Only one player in the history of the game has won more titles at the World Straight Pool Championships, and that player is the number two on our list.
2. Ralph Greenleaf
Ralph Greenleaf is the only player to win 20 World Straight Pool Championship titles, a feat that is enough by itself to rank him the 2nd greatest pool table player in history.
Although Greenleaf was active in the 1920s and the 1930s and there aren’t many details available about his career, those that are set him apart from most pool players that will follow in his footsteps.
It is enough to read a statement made by the New York Times in the obituary of his death in 1950 to see how much of an impact he had on the game. The Times stated the following:
What Babe Ruth did for baseball, Dempsey did for fighting, Tilden did for tennis…Greenleaf did for pocket billiards.

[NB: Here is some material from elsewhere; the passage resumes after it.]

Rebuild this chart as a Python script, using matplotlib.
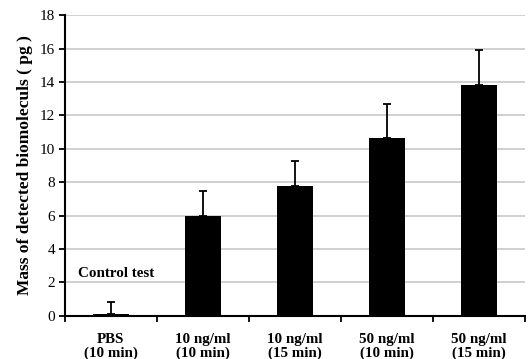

Along with Moscone, he is one of the first three pool players to be inducted in the Billiard Congress of America Hall of Fame in 1966.
1. Efren “Bata” Reyes
There are numerous lists of the top pool players in history on the internet, but the one thing that they all have in common is that they all rank Efren Reyes as the best pool player in history.
Efren “Bata” Reyes has won over 100 tournaments and 80 international events during his career.
For this, Reyes has earned his nickname “The Magician.”
The thing that makes “The Magician” the best pool player of all time is the fact that he is not only one of the best 8-ball players ever but also one of the best 9-ball players also.
Reyes holds the record as the only player in history to win the World Championship in both formats.
In total, he won four WPA 9-ball championships and one World 8-ball championship. Apart from World Championship titles, he won the U.S. Championship three times, the Derby City championship 13 times, and two gold medals for the Philippines at the 1987 Southeast Asian Games.
Reyes also holds the record for the largest single purse in the history of the sport, which he set when he won the first Color of Money event in 1997 against Strickland and took home $100,000.
In 2003, Reyes became the first Asian to be inducted into the Billiard Congress of America’s Hall of Fame.